Welcome them to our community
This is my 18th year volunteering in my kayak to guide Ironman triathletes during their practice swims and on race day(s). Through those years, the race has grown — and grown. With its growth have come issues and controversies. I am not immune to the discomfort that this year’s two race days present to local residents and those with businesses that are impacted. But I would like to remind the readers of WHT that the athletes who are arriving on our island are fulfilling a dream that most of them have devoted years to achieving. I would hope that we, as a community, won’t hold them responsible for the decisions of a large corporation.
This morning, in the bay, I met numerous swimmers, and every one was gracious, thrilled to be here, and grateful for the assistance they were receiving. These folks have waited three years to compete in Kona. And it takes a lot of volunteer hours to bring their hopes and dreams to fruition. I know there aren’t enough volunteers this year for the enormous increase in competitors.
It’s possible that the race has outgrown our ability to host it. But that is not the fault of the athletes. Let’s welcome them to our community with the aloha we are famous for. If there are a few “stinkers” among them, don’t judge them all by the rudeness of a few.
As the song says, I kekahi i kekahi, e aloha e!
“You are an Ironman. You are an Ironman. You are an Ironman.” Hundreds if not thousands of times starting in the afternoon, ending late at night. Now not just one day, but two days. Heard several miles up the hill, extremely clearly. Maybe, try turning your monster speakers toward the pier.
Oh, I know, I should not be kicking the cash cow, after all, the wonderful Ironman folks just “donated” $250,000 to the county to pay for police overtime. I thought that when hundreds of hours are required of law enforcement, for the benefit of a private entity, that payment for the OT would be considered just that — a payment for services provided. Not a “donation.” Sounds like some twisting by a slick talking Ironman salesperson.
“You are an Ironman. You are an Ironman. You are an Ironman.” Yuck.

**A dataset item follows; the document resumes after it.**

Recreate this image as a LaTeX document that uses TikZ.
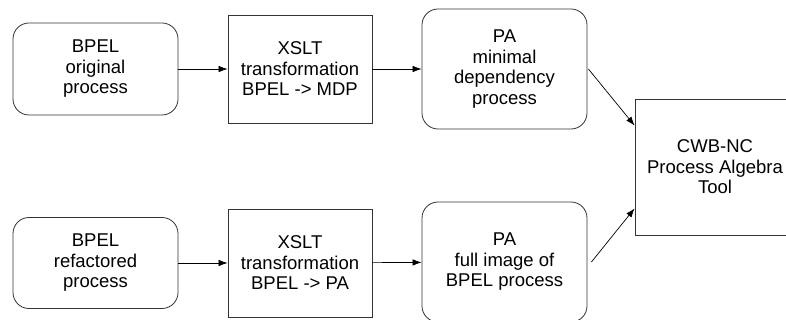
\documentclass[tikz,border=0pt]{standalone}
\usepackage{fontspec}
\setmainfont{Liberation Sans}
\usetikzlibrary{arrows.meta}

\newcommand\RowA{-69pt}
\newcommand\RowB{-263pt}

\tikzset{
  box/.style={draw=black!80, line width=0.8pt, align=center, inner sep=2pt,
    font=\fontsize{18.5}{20.5}\selectfont},
  roundbox/.style={box, rounded corners=16pt},
  flow/.style={-{Latex[length=9pt,width=6.5pt]}, line width=0.7pt}
}

\begin{document}
\begin{tikzpicture}

  \useasboundingbox (0,0) rectangle (786pt,-320pt);

  %% top row
  \node[roundbox, minimum width=165pt, minimum height=92pt] (orig) at (95.5pt, \RowA) {BPEL\\original\\process};
  \node[box, minimum width=144pt, minimum height=108pt] (xsltmdp) at (300pt, \RowA) {XSLT\\transformation\\BPEL -> MDP};
  \node[roundbox, minimum width=165pt, minimum height=120pt] (pamin) at (504.5pt, \RowA) {PA\\minimal\\dependency\\process};

  %% bottom row
  \node[roundbox, minimum width=165pt, minimum height=91pt] (refac) at (95.5pt, \RowB) {BPEL\\refactored\\process};
  \node[box, minimum width=144pt, minimum height=108pt] (xsltpa) at (300pt, \RowB) {XSLT\\transformation\\BPEL -> PA};
  \node[roundbox, minimum width=165pt, minimum height=120pt] (pafull) at (504.5pt, -262pt) {PA\\full image of\\BPEL process};

  %% tool
  \node[box, minimum width=160pt, minimum height=136pt] (cwb) at (715pt, -167pt) {CWB-NC\\Process Algebra\\Tool};

  \draw[flow] (orig) -- (xsltmdp); %% b1 b2
  \draw[flow] (xsltmdp) -- (pamin); %% b2 b3
  \draw[flow] (refac) -- (xsltpa); %% b5 b6
  \draw[flow] (xsltpa) -- (pafull); %% b6 b7
  \draw[flow] ([xshift=1pt]pamin.east) -- ([yshift=-27pt]cwb.north west); %% b3 b4
  \draw[flow] ([xshift=4pt]pafull.east) -- ([yshift=27pt]cwb.south west); %% b7 b4

\end{tikzpicture}
\end{document}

Donation? No a payment for services rendered
To call the $240K that the Ironman organization “gave” to the county as a donation is just putting lipstick on a pig. What they did was pay their bill. And who would’ve been on the hook for the money if Ironman hadn’t been so “ generous,” the taxpayers? Ironman is a for-profit organization that should be billed for everything they consume here and that includes emergency services personnel. This actually sounds like the county and Ironman colluded so that Ironman could reap tax benefits by rigging up a charitable donation when Ironman should of just gotten a receipt for services rendered.